## Problem details:
Skip all pictures, then copy the lines from the start of the data through the line with "0.2855, 0.2984, 0.3080]", keeping both ends.

## Raw data:
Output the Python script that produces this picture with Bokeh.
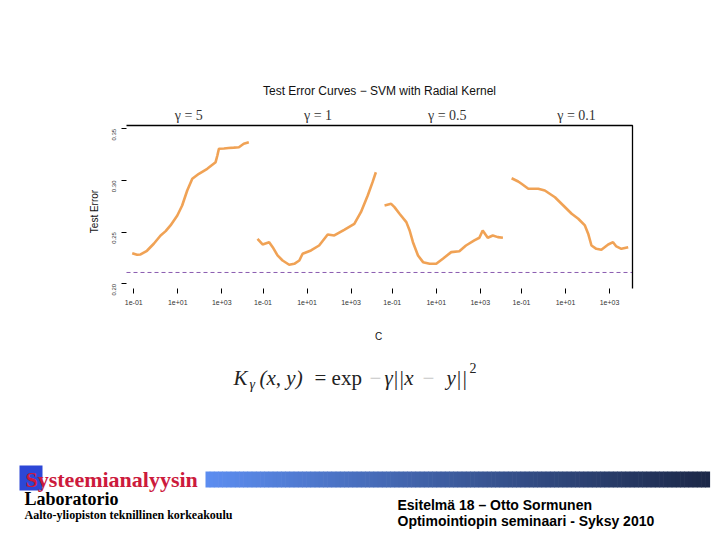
import math
from bokeh.plotting import figure
from bokeh.models import FixedTicker, PrintfTickFormatter, Label, Range1d, LinearAxis
from bokeh.embed import file_html
from bokeh.resources import INLINE

# ---------------- data ----------------
TITLE = "Test Error Curves \u2212 SVM with Radial Kernel"
GAMMA_LABELS = ["\u03b3 = 5", "\u03b3 = 1", "\u03b3 = 0.5", "\u03b3 = 0.1"]
X_TICK_LOG = [-1, 1, 3]
X_TICK_LABELS = ["1e-01", "1e+01", "1e+03"]
Y_TICKS = [0.20, 0.25, 0.30, 0.35]
BAYES_ERROR = 0.211

# log10(C) and test error for each gamma panel
logC_g5 = [-1.07, -0.85, -0.69, -0.40, -0.09, 0.22, 0.45, 0.67, 0.98, 1.20, 1.43, 1.66,
           1.96, 2.34, 2.72, 2.80, 2.87, 3.10, 3.31, 3.55, 3.78, 4.00, 4.23]
err_g5 = [0.2297, 0.2282, 0.2284, 0.2320, 0.2388, 0.2468, 0.2510, 0.2565, 0.2661, 0.2758,
          0.2903, 0.3016, 0.3065, 0.3113, 0.3177, 0.3242, 0.3307, 0.3310, 0.3314, 0.3318,
          0.3322, 0.3355, 0.3370]

logC_g1 = [-1.25, -1.02, -0.72, -0.56, -0.34, -0.11, 0.19, 0.42, 0.65, 0.80, 1.18, 1.55,
           1.94, 2.24, 2.69, 3.15, 3.45, 3.76, 3.98, 4.13]
err_g1 = [0.2436, 0.2381, 0.2403, 0.2355, 0.2275, 0.2226, 0.2185, 0.2194, 0.2226, 0.2291,
          0.2323, 0.2371, 0.2478, 0.2468, 0.2523, 0.2581, 0.2693, 0.2855, 0.2984, 0.3080]

logC_g05 = [-1.35, -1.05, -0.90, -0.67, -0.36, -0.21, -0.06, 0.17, 0.40, 0.70, 1.00, 1.30,
            1.68, 2.05, 2.35, 2.73, 2.96, 3.11, 3.34, 3.57, 3.80, 4.03]
err_g05 = [0.2758, 0.2774, 0.2742, 0.2678, 0.2597, 0.2516, 0.2403, 0.2275, 0.2210, 0.2194,
           0.2194, 0.2243, 0.2307, 0.2316, 0.2371, 0.2420, 0.2446, 0.2516, 0.2446, 0.2468,
           0.2452, 0.2446]

logC_g01 = [-1.45, -1.15, -1.00, -0.69, -0.24, 0.06, 0.52, 0.90, 1.28, 1.58, 1.88, 2.03,
            2.18, 2.40, 2.63, 2.94, 3.16, 3.31, 3.54, 3.85]
err_g01 = [0.3022, 0.2990, 0.2968, 0.2920, 0.2920, 0.2903, 0.2838, 0.2758, 0.2678, 0.2630,
           0.2565, 0.2485, 0.2371, 0.2339, 0.2330, 0.2381, 0.2403, 0.2362, 0.2339, 0.2355]

PANELS = [(logC_g5, err_g5), (logC_g1, err_g1), (logC_g05, err_g05), (logC_g01, err_g01)]

# ---------------- layout constants ----------------
W, H = 720, 540
PANEL_GAP = 5.875            # decades between panel origins on the shared axis
X_LIM = (-1.33, 21.67)       # plotting region in combined log10(C) units
Y_LIM = (0.1955, 0.3532)     # plotting region in test-error units
PLOT_LEFT, PLOT_RIGHT, PLOT_TOP, PLOT_BOTTOM = 126, 632, 125, 288   # slide pixels
CURVE_COLOR = "#ef9d4c"

# data ranges chosen so that the plotting region sits at its place on the slide
xs_per_px = (X_LIM[1] - X_LIM[0]) / (PLOT_RIGHT - PLOT_LEFT)
ys_per_px = (Y_LIM[1] - Y_LIM[0]) / (PLOT_BOTTOM - PLOT_TOP)
x_range = Range1d(X_LIM[0] - PLOT_LEFT * xs_per_px, X_LIM[1] + (W - PLOT_RIGHT) * xs_per_px)
y_range = Range1d(Y_LIM[0] - (H - PLOT_BOTTOM) * ys_per_px, Y_LIM[1] + PLOT_TOP * ys_per_px)

p = figure(width=W, height=H, output_backend="svg", toolbar_location=None,
           x_range=x_range, y_range=y_range, min_border=0,
           x_axis_location=None, y_axis_location=None, outline_line_color=None,
           background_fill_color="white", border_fill_color="white")
p.xgrid.visible = False
p.ygrid.visible = False
p.extra_x_ranges = {"px": Range1d(0, W)}
p.extra_y_ranges = {"px": Range1d(H, 0)}

# curves
for k, (lc, er) in enumerate(PANELS):
    xs = [k * PANEL_GAP + v for v in lc]
    p.line(xs, er, line_color=CURVE_COLOR, line_width=2.6, line_alpha=0.95)

# Bayes error and panel box (top and right edges)
p.line([X_LIM[0], X_LIM[1]], [BAYES_ERROR, BAYES_ERROR], line_color="#8a5cb0",
       line_dash="4 3", line_width=1)
p.line([X_LIM[0], X_LIM[1], X_LIM[1]], [Y_LIM[1], Y_LIM[1], Y_LIM[0]],
       line_color="black", line_width=1.3)

# x axis
ticks = []
overrides = {}
for k in range(4):
    for t, lab_ in zip(X_TICK_LOG, X_TICK_LABELS):
        v = k * PANEL_GAP + t
        ticks.append(v)
        overrides[v] = lab_
xa = LinearAxis(fixed_location=Y_LIM[0], ticker=FixedTicker(ticks=ticks, minor_ticks=[]),
                major_label_overrides=overrides, axis_line_color=None,
                major_tick_out=5, major_tick_in=0, minor_tick_line_color=None,
                major_label_standoff=6, major_label_text_font="Liberation Sans",
                major_label_text_font_size="7px", major_label_text_color="#333333")
p.add_layout(xa, "below")

ya = LinearAxis(fixed_location=X_LIM[0], ticker=FixedTicker(ticks=Y_TICKS, minor_ticks=[]),
                formatter=PrintfTickFormatter(format="%.2f"), axis_line_color=None,
                major_tick_out=5, major_tick_in=0, minor_tick_line_color=None,
                major_label_orientation=math.pi / 2, major_label_standoff=7,
                major_label_text_font="Liberation Sans", major_label_text_font_size="6px",
                major_label_text_color="#333333")
p.add_layout(ya, "left")


def lab(txt, X, Y, size, font="Liberation Sans", style="normal", color="#111111",
        align="center", angle=0.0):
    p.add_layout(Label(x=X, y=H - Y, x_units="screen", y_units="screen", text=txt,
                       text_align=align, text_baseline="middle", text_font=font,
                       text_font_size=size, text_font_style=style, text_color=color,
                       angle=angle))


# title, axis titles, panel strips
lab(TITLE, 379, 90, "12px")
lab("Test Error", 94, 211, "10px", angle=math.pi / 2)
lab("C", 378, 336, "10px")
for k, g in enumerate(GAMMA_LABELS):
    p.add_layout(Label(x=k * PANEL_GAP + 1.5, y=H - 115, x_units="data", y_units="screen",
                       text=g, text_align="center", text_baseline="middle",
                       text_font="Liberation Serif", text_font_size="14px",
                       text_color="#333333"))

# kernel formula (vertical centres)
FORMULA = [
    ("K", 233, 377, "21px", "italic", "#222222"),
    ("\u03b3", 249, 384, "14px", "italic", "#222222"),
    ("(x, y)", 259, 377, "21px", "italic", "#222222"),
    ("= exp", 314, 377, "21px", "normal", "#222222"),
    ("\u2212", 369, 377, "21px", "normal", "#c8c8c8"),
    ("\u03b3||x", 384, 377, "21px", "italic", "#222222"),
    ("\u2212", 422, 377, "21px", "normal", "#c8c8c8"),
    ("y||", 446, 377, "21px", "italic", "#222222"),
    ("2", 469, 367, "14px", "normal", "#222222"),
]
for txt, X, Y, fs, st, col in FORMULA:
    lab(txt, X, Y, fs, font="Liberation Serif", style=st, color=col, align="left")

# ---------------- footer ----------------
N = 120
c0 = (92, 141, 240)
c1 = (28, 40, 72)
x0, x1 = 205, 709
lefts, rights, cols = [], [], []
for i in range(N):
    t = i / (N - 1)
    lefts.append(x0 + (x1 - x0) * i / N)
    rights.append(x0 + (x1 - x0) * (i + 1) / N + 0.6)
    cols.append("#%02x%02x%02x" % tuple(int(round(a + (b - a) * t)) for a, b in zip(c0, c1)))
p.quad(left=lefts, right=rights, top=471, bottom=487, color=cols, line_color=None,
       x_range_name="px", y_range_name="px")
p.quad(left=19, right=42, top=465, bottom=490, color="#2d47d6", line_color=None,
       x_range_name="px", y_range_name="px")

FOOT = [
    ("Systeemianalyysin", 25, 479, "22px", "bold", "#cc1a3c", "Liberation Serif"),
    ("Laboratorio", 24, 498, "18px", "bold", "#000000", "Liberation Serif"),
    ("Aalto-yliopiston teknillinen korkeakoulu", 24, 514, "12px", "bold", "#000000",
     "Liberation Serif"),
    ("Esitelm\u00e4 18 \u2013 Otto Sormunen", 397, 504, "14px", "bold", "#000000",
     "Liberation Sans"),
    ("Optimointiopin seminaari - Syksy 2010", 397, 520, "14px", "bold", "#000000",
     "Liberation Sans"),
]
for txt, X, Y, fs, st, col, font in FOOT:
    lab(txt, X, Y, fs, font=font, style=st, color=col, align="left")

open("out.html", "w").write(file_html(p, INLINE))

## Exercise output:
Output the Python script that produces this picture with Bokeh.
import math
from bokeh.plotting import figure
from bokeh.models import FixedTicker, PrintfTickFormatter, Label, Range1d, LinearAxis
from bokeh.embed import file_html
from bokeh.resources import INLINE

# ---------------- data ----------------
TITLE = "Test Error Curves \u2212 SVM with Radial Kernel"
GAMMA_LABELS = ["\u03b3 = 5", "\u03b3 = 1", "\u03b3 = 0.5", "\u03b3 = 0.1"]
X_TICK_LOG = [-1, 1, 3]
X_TICK_LABELS = ["1e-01", "1e+01", "1e+03"]
Y_TICKS = [0.20, 0.25, 0.30, 0.35]
BAYES_ERROR = 0.211

# log10(C) and test error for each gamma panel
logC_g5 = [-1.07, -0.85, -0.69, -0.40, -0.09, 0.22, 0.45, 0.67, 0.98, 1.20, 1.43, 1.66,
           1.96, 2.34, 2.72, 2.80, 2.87, 3.10, 3.31, 3.55, 3.78, 4.00, 4.23]
err_g5 = [0.2297, 0.2282, 0.2284, 0.2320, 0.2388, 0.2468, 0.2510, 0.2565, 0.2661, 0.2758,
          0.2903, 0.3016, 0.3065, 0.3113, 0.3177, 0.3242, 0.3307, 0.3310, 0.3314, 0.3318,
          0.3322, 0.3355, 0.3370]

logC_g1 = [-1.25, -1.02, -0.72, -0.56, -0.34, -0.11, 0.19, 0.42, 0.65, 0.80, 1.18, 1.55,
           1.94, 2.24, 2.69, 3.15, 3.45, 3.76, 3.98, 4.13]
err_g1 = [0.2436, 0.2381, 0.2403, 0.2355, 0.2275, 0.2226, 0.2185, 0.2194, 0.2226, 0.2291,
          0.2323, 0.2371, 0.2478, 0.2468, 0.2523, 0.2581, 0.2693, 0.2855, 0.2984, 0.3080]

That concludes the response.